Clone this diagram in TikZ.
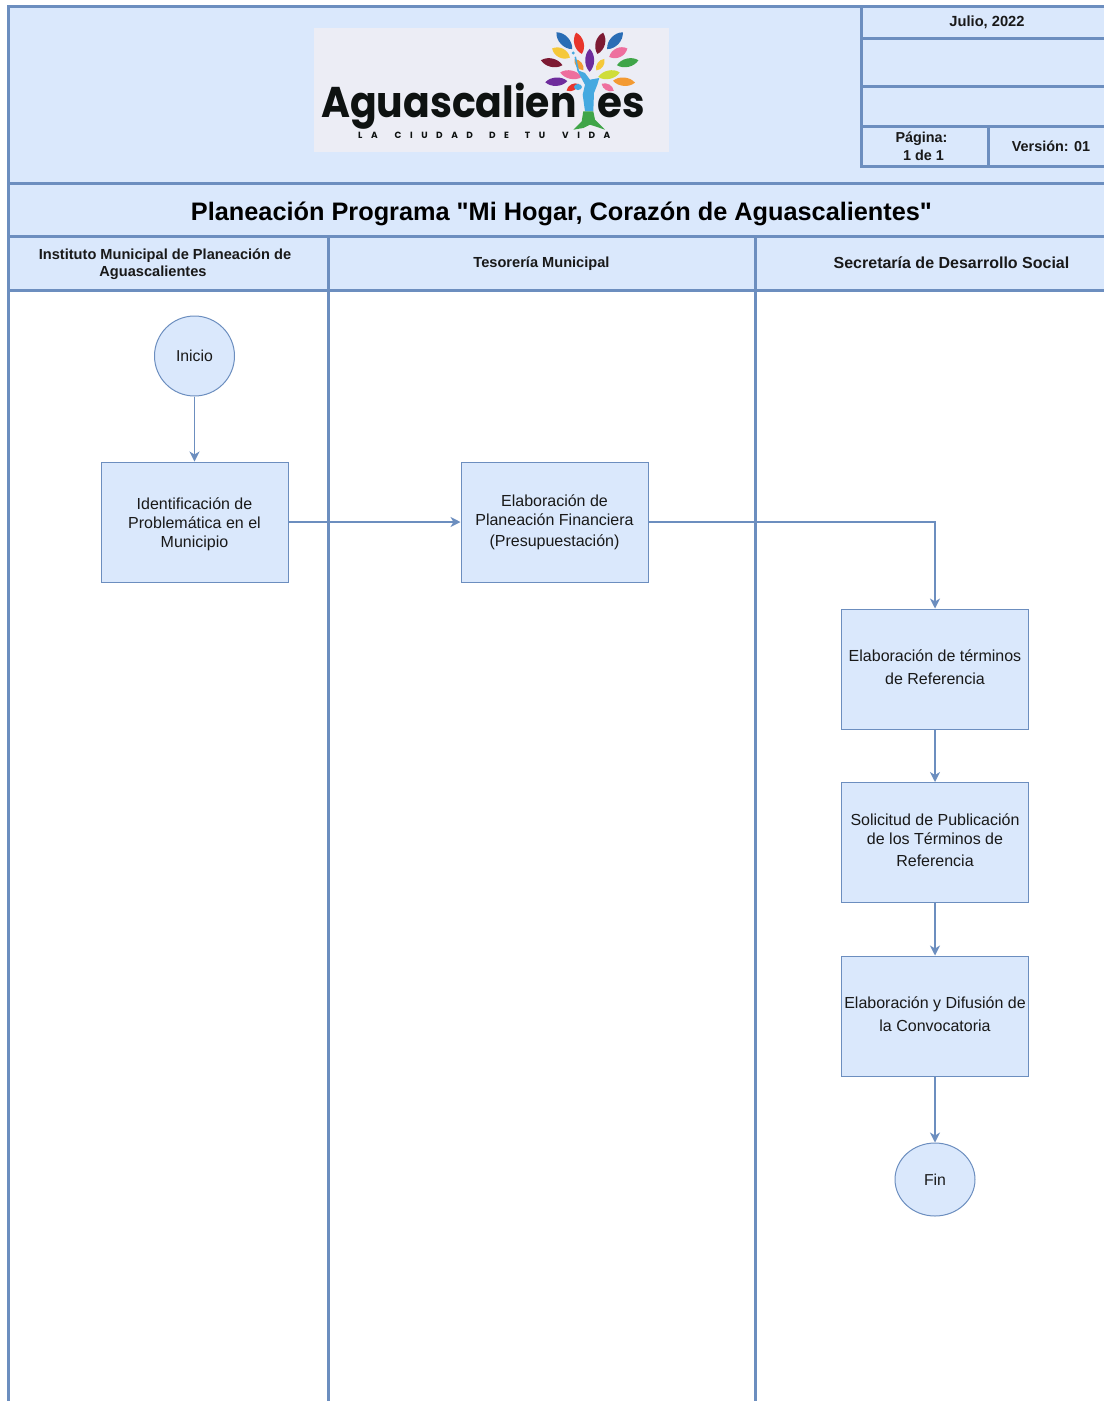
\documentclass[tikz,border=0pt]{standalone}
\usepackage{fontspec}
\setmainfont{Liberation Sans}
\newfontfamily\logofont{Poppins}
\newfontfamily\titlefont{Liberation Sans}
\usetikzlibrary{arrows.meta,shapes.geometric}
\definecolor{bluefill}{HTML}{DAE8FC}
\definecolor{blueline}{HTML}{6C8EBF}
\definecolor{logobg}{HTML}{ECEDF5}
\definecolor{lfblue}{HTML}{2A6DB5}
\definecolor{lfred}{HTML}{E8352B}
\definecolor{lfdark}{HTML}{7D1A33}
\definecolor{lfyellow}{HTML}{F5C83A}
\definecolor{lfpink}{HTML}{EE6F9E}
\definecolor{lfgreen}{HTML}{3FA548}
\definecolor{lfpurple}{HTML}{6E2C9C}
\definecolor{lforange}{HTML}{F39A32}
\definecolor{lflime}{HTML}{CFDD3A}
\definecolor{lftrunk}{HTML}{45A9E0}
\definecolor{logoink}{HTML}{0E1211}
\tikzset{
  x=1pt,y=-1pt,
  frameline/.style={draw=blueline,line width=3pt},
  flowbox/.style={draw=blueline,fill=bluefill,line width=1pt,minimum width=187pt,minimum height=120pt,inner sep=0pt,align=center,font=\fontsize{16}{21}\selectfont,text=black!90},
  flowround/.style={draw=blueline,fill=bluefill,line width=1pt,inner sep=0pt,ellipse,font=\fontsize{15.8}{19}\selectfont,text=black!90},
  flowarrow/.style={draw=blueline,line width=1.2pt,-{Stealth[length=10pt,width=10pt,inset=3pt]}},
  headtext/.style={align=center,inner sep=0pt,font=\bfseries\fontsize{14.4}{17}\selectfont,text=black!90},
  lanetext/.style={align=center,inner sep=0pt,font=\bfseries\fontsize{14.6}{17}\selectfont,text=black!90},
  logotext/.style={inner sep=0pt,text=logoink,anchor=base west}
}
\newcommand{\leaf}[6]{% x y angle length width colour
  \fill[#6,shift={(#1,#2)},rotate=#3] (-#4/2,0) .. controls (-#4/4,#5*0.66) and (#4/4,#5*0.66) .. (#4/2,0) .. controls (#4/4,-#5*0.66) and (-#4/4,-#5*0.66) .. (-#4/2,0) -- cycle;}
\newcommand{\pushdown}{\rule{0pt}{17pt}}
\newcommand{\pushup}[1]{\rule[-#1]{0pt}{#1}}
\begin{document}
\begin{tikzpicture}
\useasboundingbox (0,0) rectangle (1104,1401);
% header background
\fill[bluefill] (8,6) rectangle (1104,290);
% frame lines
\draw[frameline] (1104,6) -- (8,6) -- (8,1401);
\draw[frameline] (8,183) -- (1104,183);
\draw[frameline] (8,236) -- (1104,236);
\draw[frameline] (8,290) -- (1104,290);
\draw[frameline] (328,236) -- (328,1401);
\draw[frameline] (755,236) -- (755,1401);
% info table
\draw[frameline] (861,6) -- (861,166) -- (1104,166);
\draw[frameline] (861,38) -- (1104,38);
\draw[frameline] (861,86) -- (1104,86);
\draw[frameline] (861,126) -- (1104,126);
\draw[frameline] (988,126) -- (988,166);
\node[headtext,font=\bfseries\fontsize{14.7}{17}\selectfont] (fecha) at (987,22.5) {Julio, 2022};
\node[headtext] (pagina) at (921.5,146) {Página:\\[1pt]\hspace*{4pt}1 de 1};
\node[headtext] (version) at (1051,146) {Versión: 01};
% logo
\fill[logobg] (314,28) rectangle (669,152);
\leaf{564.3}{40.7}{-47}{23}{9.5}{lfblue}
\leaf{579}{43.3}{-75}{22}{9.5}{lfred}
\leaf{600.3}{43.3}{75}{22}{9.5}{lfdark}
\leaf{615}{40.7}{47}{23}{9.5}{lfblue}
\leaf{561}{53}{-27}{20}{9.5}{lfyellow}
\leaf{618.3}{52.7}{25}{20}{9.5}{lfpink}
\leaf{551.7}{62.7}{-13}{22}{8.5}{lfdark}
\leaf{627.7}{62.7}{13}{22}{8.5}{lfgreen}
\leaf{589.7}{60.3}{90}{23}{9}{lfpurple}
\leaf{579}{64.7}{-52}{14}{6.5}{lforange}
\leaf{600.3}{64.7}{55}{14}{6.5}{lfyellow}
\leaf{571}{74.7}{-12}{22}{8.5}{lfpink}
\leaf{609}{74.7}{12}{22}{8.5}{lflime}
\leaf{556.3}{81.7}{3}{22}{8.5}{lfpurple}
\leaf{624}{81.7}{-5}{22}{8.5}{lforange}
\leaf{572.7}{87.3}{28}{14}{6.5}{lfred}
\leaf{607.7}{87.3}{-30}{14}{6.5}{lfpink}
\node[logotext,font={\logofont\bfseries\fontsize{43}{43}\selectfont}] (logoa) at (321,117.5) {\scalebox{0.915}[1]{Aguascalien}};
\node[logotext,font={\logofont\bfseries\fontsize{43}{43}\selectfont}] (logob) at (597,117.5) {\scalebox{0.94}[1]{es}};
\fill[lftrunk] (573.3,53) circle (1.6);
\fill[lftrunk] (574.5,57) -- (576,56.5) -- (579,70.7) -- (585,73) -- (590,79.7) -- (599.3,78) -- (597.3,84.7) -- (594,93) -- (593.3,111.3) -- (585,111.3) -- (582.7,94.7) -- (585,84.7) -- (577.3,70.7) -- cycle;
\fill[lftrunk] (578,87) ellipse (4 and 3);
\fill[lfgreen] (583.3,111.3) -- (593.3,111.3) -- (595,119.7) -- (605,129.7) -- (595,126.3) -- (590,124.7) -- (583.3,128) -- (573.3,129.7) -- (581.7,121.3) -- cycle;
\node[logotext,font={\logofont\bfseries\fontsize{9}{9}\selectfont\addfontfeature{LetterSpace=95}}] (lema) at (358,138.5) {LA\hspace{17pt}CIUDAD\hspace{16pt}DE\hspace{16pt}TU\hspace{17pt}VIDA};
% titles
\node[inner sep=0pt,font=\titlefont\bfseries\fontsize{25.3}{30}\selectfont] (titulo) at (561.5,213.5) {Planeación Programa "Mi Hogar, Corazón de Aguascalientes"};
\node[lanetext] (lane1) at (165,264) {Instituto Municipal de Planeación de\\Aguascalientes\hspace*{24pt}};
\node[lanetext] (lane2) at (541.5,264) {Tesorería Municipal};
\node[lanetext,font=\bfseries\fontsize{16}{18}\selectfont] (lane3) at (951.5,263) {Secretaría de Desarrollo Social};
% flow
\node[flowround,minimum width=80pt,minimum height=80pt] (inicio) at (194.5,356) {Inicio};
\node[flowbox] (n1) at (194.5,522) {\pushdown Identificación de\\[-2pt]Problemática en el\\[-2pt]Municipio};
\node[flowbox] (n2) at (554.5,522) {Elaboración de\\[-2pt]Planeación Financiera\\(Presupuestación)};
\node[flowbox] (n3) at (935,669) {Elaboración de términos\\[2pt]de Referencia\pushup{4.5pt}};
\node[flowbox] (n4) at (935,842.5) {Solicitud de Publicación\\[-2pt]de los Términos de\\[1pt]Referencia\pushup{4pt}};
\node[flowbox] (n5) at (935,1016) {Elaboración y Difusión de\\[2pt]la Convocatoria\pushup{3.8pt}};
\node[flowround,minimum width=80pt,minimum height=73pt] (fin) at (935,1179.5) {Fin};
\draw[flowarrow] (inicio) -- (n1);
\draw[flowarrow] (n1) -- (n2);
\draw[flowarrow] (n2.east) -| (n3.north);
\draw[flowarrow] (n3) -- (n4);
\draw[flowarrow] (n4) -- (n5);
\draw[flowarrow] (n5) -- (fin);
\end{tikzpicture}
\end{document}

## WHAT YOU ARE ASKED TO DO
Repeat the lines above exactly, and keep every picture out.

## SOLUTION
Clone this diagram in TikZ.
\documentclass[tikz,border=0pt]{standalone}
\usepackage{fontspec}
\setmainfont{Liberation Sans}
\newfontfamily\logofont{Poppins}
\newfontfamily\titlefont{Liberation Sans}
\usetikzlibrary{arrows.meta,shapes.geometric}
\definecolor{bluefill}{HTML}{DAE8FC}
\definecolor{blueline}{HTML}{6C8EBF}
\definecolor{logobg}{HTML}{ECEDF5}
\definecolor{lfblue}{HTML}{2A6DB5}
\definecolor{lfred}{HTML}{E8352B}
\definecolor{lfdark}{HTML}{7D1A33}
\definecolor{lfyellow}{HTML}{F5C83A}
\definecolor{lfpink}{HTML}{EE6F9E}
\definecolor{lfgreen}{HTML}{3FA548}
\definecolor{lfpurple}{HTML}{6E2C9C}
\definecolor{lforange}{HTML}{F39A32}
\definecolor{lflime}{HTML}{CFDD3A}
\definecolor{lftrunk}{HTML}{45A9E0}
\definecolor{logoink}{HTML}{0E1211}
\tikzset{
  x=1pt,y=-1pt,
  frameline/.style={draw=blueline,line width=3pt},
  flowbox/.style={draw=blueline,fill=bluefill,line width=1pt,minimum width=187pt,minimum height=120pt,inner sep=0pt,align=center,font=\fontsize{16}{21}\selectfont,text=black!90},
  flowround/.style={draw=blueline,fill=bluefill,line width=1pt,inner sep=0pt,ellipse,font=\fontsize{15.8}{19}\selectfont,text=black!90},
  flowarrow/.style={draw=blueline,line width=1.2pt,-{Stealth[length=10pt,width=10pt,inset=3pt]}},
  headtext/.style={align=center,inner sep=0pt,font=\bfseries\fontsize{14.4}{17}\selectfont,text=black!90},
  lanetext/.style={align=center,inner sep=0pt,font=\bfseries\fontsize{14.6}{17}\selectfont,text=black!90},
  logotext/.style={inner sep=0pt,text=logoink,anchor=base west}
}
\newcommand{\leaf}[6]{% x y angle length width colour
  \fill[#6,shift={(#1,#2)},rotate=#3] (-#4/2,0) .. controls (-#4/4,#5*0.66) and (#4/4,#5*0.66) .. (#4/2,0) .. controls (#4/4,-#5*0.66) and (-#4/4,-#5*0.66) .. (-#4/2,0) -- cycle;}
\newcommand{\pushdown}{\rule{0pt}{17pt}}
\newcommand{\pushup}[1]{\rule[-#1]{0pt}{#1}}
\begin{document}
\begin{tikzpicture}
\useasboundingbox (0,0) rectangle (1104,1401);
% header background
\fill[bluefill] (8,6) rectangle (1104,290);
% frame lines
\draw[frameline] (1104,6) -- (8,6) -- (8,1401);
\draw[frameline] (8,183) -- (1104,183);
\draw[frameline] (8,236) -- (1104,236);
\draw[frameline] (8,290) -- (1104,290);
\draw[frameline] (328,236) -- (328,1401);
\draw[frameline] (755,236) -- (755,1401);
% info table
\draw[frameline] (861,6) -- (861,166) -- (1104,166);
\draw[frameline] (861,38) -- (1104,38);
\draw[frameline] (861,86) -- (1104,86);
\draw[frameline] (861,126) -- (1104,126);
\draw[frameline] (988,126) -- (988,166);
\node[headtext,font=\bfseries\fontsize{14.7}{17}\selectfont] (fecha) at (987,22.5) {Julio, 2022};
\node[headtext] (pagina) at (921.5,146) {Página:\\[1pt]\hspace*{4pt}1 de 1};
\node[headtext] (version) at (1051,146) {Versión: 01};
% logo
\fill[logobg] (314,28) rectangle (669,152);
\leaf{564.3}{40.7}{-47}{23}{9.5}{lfblue}
\leaf{579}{43.3}{-75}{22}{9.5}{lfred}
\leaf{600.3}{43.3}{75}{22}{9.5}{lfdark}
\leaf{615}{40.7}{47}{23}{9.5}{lfblue}
\leaf{561}{53}{-27}{20}{9.5}{lfyellow}
\leaf{618.3}{52.7}{25}{20}{9.5}{lfpink}
\leaf{551.7}{62.7}{-13}{22}{8.5}{lfdark}
\leaf{627.7}{62.7}{13}{22}{8.5}{lfgreen}
\leaf{589.7}{60.3}{90}{23}{9}{lfpurple}
\leaf{579}{64.7}{-52}{14}{6.5}{lforange}
\leaf{600.3}{64.7}{55}{14}{6.5}{lfyellow}
\leaf{571}{74.7}{-12}{22}{8.5}{lfpink}
\leaf{609}{74.7}{12}{22}{8.5}{lflime}
\leaf{556.3}{81.7}{3}{22}{8.5}{lfpurple}
\leaf{624}{81.7}{-5}{22}{8.5}{lforange}
\leaf{572.7}{87.3}{28}{14}{6.5}{lfred}
\leaf{607.7}{87.3}{-30}{14}{6.5}{lfpink}
\node[logotext,font={\logofont\bfseries\fontsize{43}{43}\selectfont}] (logoa) at (321,117.5) {\scalebox{0.915}[1]{Aguascalien}};
\node[logotext,font={\logofont\bfseries\fontsize{43}{43}\selectfont}] (logob) at (597,117.5) {\scalebox{0.94}[1]{es}};
\fill[lftrunk] (573.3,53) circle (1.6);
\fill[lftrunk] (574.5,57) -- (576,56.5) -- (579,70.7) -- (585,73) -- (590,79.7) -- (599.3,78) -- (597.3,84.7) -- (594,93) -- (593.3,111.3) -- (585,111.3) -- (582.7,94.7) -- (585,84.7) -- (577.3,70.7) -- cycle;
\fill[lftrunk] (578,87) ellipse (4 and 3);
\fill[lfgreen] (583.3,111.3) -- (593.3,111.3) -- (595,119.7) -- (605,129.7) -- (595,126.3) -- (590,124.7) -- (583.3,128) -- (573.3,129.7) -- (581.7,121.3) -- cycle;
\node[logotext,font={\logofont\bfseries\fontsize{9}{9}\selectfont\addfontfeature{LetterSpace=95}}] (lema) at (358,138.5) {LA\hspace{17pt}CIUDAD\hspace{16pt}DE\hspace{16pt}TU\hspace{17pt}VIDA};
% titles
\node[inner sep=0pt,font=\titlefont\bfseries\fontsize{25.3}{30}\selectfont] (titulo) at (561.5,213.5) {Planeación Programa "Mi Hogar, Corazón de Aguascalientes"};
\node[lanetext] (lane1) at (165,264) {Instituto Municipal de Planeación de\\Aguascalientes\hspace*{24pt}};
\node[lanetext] (lane2) at (541.5,264) {Tesorería Municipal};
\node[lanetext,font=\bfseries\fontsize{16}{18}\selectfont] (lane3) at (951.5,263) {Secretaría de Desarrollo Social};
% flow
\node[flowround,minimum width=80pt,minimum height=80pt] (inicio) at (194.5,356) {Inicio};
\node[flowbox] (n1) at (194.5,522) {\pushdown Identificación de\\[-2pt]Problemática en el\\[-2pt]Municipio};
\node[flowbox] (n2) at (554.5,522) {Elaboración de\\[-2pt]Planeación Financiera\\(Presupuestación)};
\node[flowbox] (n3) at (935,669) {Elaboración de términos\\[2pt]de Referencia\pushup{4.5pt}};
\node[flowbox] (n4) at (935,842.5) {Solicitud de Publicación\\[-2pt]de los Términos de\\[1pt]Referencia\pushup{4pt}};
\node[flowbox] (n5) at (935,1016) {Elaboración y Difusión de\\[2pt]la Convocatoria\pushup{3.8pt}};
\node[flowround,minimum width=80pt,minimum height=73pt] (fin) at (935,1179.5) {Fin};
\draw[flowarrow] (inicio) -- (n1);
\draw[flowarrow] (n1) -- (n2);
\draw[flowarrow] (n2.east) -| (n3.north);
\draw[flowarrow] (n3) -- (n4);
\draw[flowarrow] (n4) -- (n5);
\draw[flowarrow] (n5) -- (fin);
\end{tikzpicture}
\end{document}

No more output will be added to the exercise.